From the vaults of time
Arthur Nelson does his best to recall a lost classic
For my formal debut as Poetry Editor, I have decided to go back in history to what – in my humble opinion – has now become a ‘lost classic’, due entirely to my inability to remember its full extent.
History is littered with strange originations of verse and poetry, none perhaps more strange or famous that that of Samuel Taylor Coleridge’s Kubla Khan.

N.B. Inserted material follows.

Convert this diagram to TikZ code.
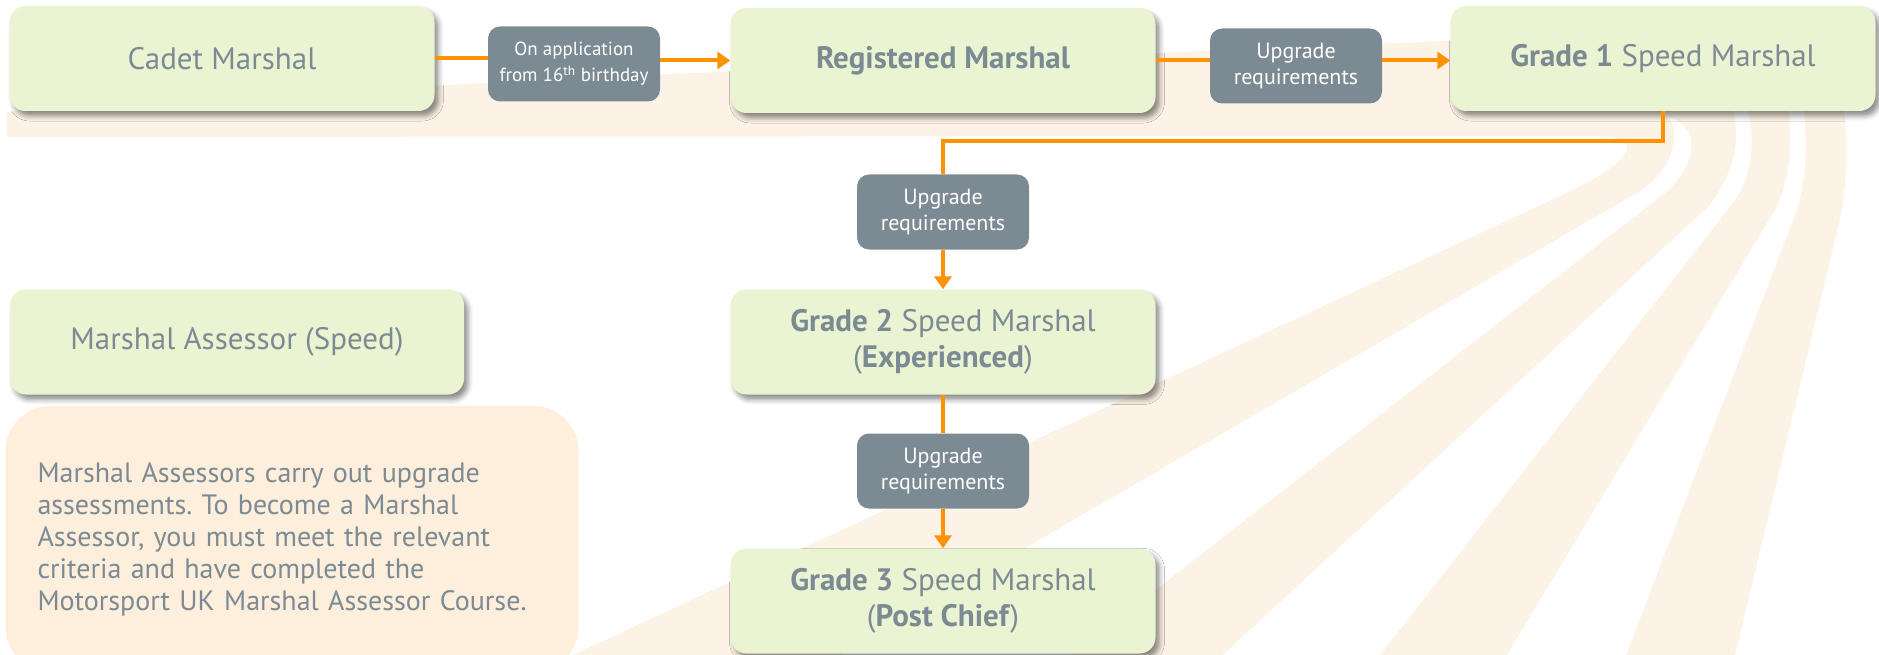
\documentclass[tikz,border=0pt]{standalone}
\usepackage{fontspec}
\setmainfont{PT Sans}
\usetikzlibrary{arrows.meta,shadows.blur}
\definecolor{boxgreen}{HTML}{EAF4D2}
\definecolor{slate}{HTML}{7C8A93}
\definecolor{tarmac}{HTML}{FDF2E6}
\definecolor{notefill}{HTML}{FEEEDC}
\definecolor{flag}{HTML}{FF9200}
\frenchspacing
\begin{document}
\begin{tikzpicture}[x=1pt,y=-1pt,
  grade/.style={rounded corners=16pt,fill=boxgreen,text=slate,inner sep=0pt,
    minimum width=425pt,minimum height=105pt,align=center,
    font=\fontsize{31}{36}\selectfont,
    blur shadow={shadow xshift=4pt,shadow yshift=-5pt,shadow blur radius=5pt,shadow opacity=45}},
  tag/.style={rounded corners=12pt,fill=slate,text=white,inner sep=0pt,
    minimum width=172pt,minimum height=75pt,align=center,
    font=\fontsize{22}{26}\selectfont},
  note/.style={rounded corners=45pt,fill=notefill,text=slate,inner xsep=32pt,inner ysep=0pt,
    text width=509pt,minimum height=266pt,align=left,
    font=\fontsize{28}{32}\selectfont},
  link/.style={flag,line width=4pt},
  arr/.style={link,-{Triangle[length=13pt,width=17pt]}}]
\useasboundingbox (0,0) rectangle (1879,655);
\fill[tarmac] (7,112) .. controls (600,70) and (1300,50) .. (1500,38) -- (1843,50)
  -- (1843,100) .. controls (1848,140) and (1847,180) .. (1841,215) -- (1735,655)
  -- (573,655) -- (1560,196) .. controls (1620,168) and (1655,140) .. (1600,136)
  -- (7,137) -- cycle;
\fill[white] (1667,117) .. controls (1682,128) and (1675,168) .. (1642,190) -- (841,655)
  -- (1072,655) -- (1666,192) .. controls (1700,160) and (1700,125) .. (1667,117) -- cycle;
\fill[white] (1731,100) .. controls (1742,140) and (1735,170) .. (1710,205) -- (1223,655)
  -- (1380,655) -- (1735,200) .. controls (1752,175) and (1757,140) .. (1745,100) -- cycle;
\fill[white] (1787,100) .. controls (1794,140) and (1790,180) .. (1775,210) -- (1507,655)
  -- (1626,655) -- (1795,215) .. controls (1806,185) and (1809,140) .. (1802,100) -- cycle;
\node[note] (note) at (292,539) {Marshal Assessors carry out upgrade\\assessments. To become a Marshal\\Assessor, you must meet the relevant\\criteria and have completed the\\Motorsport UK Marshal Assessor Course.};
\node[grade] (cadet) at (222,58.5) {Cadet Marshal};
\node[grade] (reg) at (943,60.5) {\textbf{Registered Marshal}};
\node[grade] (gone) at (1663,58.5) {\textbf{Grade 1} Speed Marshal};
\node[grade] (gtwo) at (943,342) {\textbf{Grade 2} Speed Marshal\\(\textbf{Experienced})};
\node[grade] (gthree) at (943,601) {\textbf{Grade 3} Speed Marshal\\(\textbf{Post Chief})};
\node[grade,minimum width=454pt] (assessor) at (237,342) {Marshal Assessor (Speed)};
\node[tag,font=\fontsize{19}{26}\selectfont] (lapp) at (574,64) {On application\\from 16\textsuperscript{th} birthday};
\node[tag] (lupa) at (1296,66) {Upgrade\\requirements};
\node[tag] (lupb) at (943,212) {Upgrade\\requirements};
\node[tag] (lupc) at (943,471) {Upgrade\\requirements};
\draw[link] (cadet.east) -- (cadet.east -| lapp.west);
\draw[arr] (lapp.east |- reg.west) -- (reg.west);
\draw[link] (reg.east) -- (reg.east -| lupa.west);
\draw[arr] (lupa.east |- reg.west) -- (gone.west |- reg.west);
\draw[link] (gone.south) -- ++(0,30) -| (lupb.north);
\draw[arr] (lupb.south) -- (gtwo.north);
\draw[link] (gtwo.south) -- (lupc.north);
\draw[arr] (lupc.south) -- (gthree.north);
\end{tikzpicture}
\end{document}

One day, in an opium-induced haze whilst staying somewhere upon Exmoor in the south-west, he had reading an account of the land of Xanadu. Falling asleep, he awoke three hours later, seemingly with an entire scheme of over two hundred lines’ worth of poetry burning a hole in his brain. He immediately sat down to write it all out. After some time, having at that point ‘captured’ 54 lines, he was ‘called out by a person on business from Porlock’ for about an hour and – upon his return to his room – to his intense frustration, could remember little but tiny fragments of the remainder of the poem he had ‘dreamed’.
The background to the incomplete classic that I wish to present today runs thus.
Nearly five decades ago, I edited an unofficial school magazine devoted to humour and, in particular, humorous poetry. Said organ achieved a modicum of success and notoriety, to the extent that one of my pals – hitherto not a contributor – felt moved to announce that he was going to compose and submit a poem for publication. About a fortnight later, and after much teasing by his fellow pupils (including me), one morning he came to provide me with the fruits of his labours.
I now include it below – or, at least, the second verse of it, which is all I can remember after the long passage of time since its first publication:
CLOUDS
Clouds rushed past my melting eyelids
I could feel the room sinking
Sinking slowly down;
I shook my head while thinking
“My God, there’s a hell of a lot of clouds in here …”
Forty-five years on, it still brings tears to my eyes every time I read it.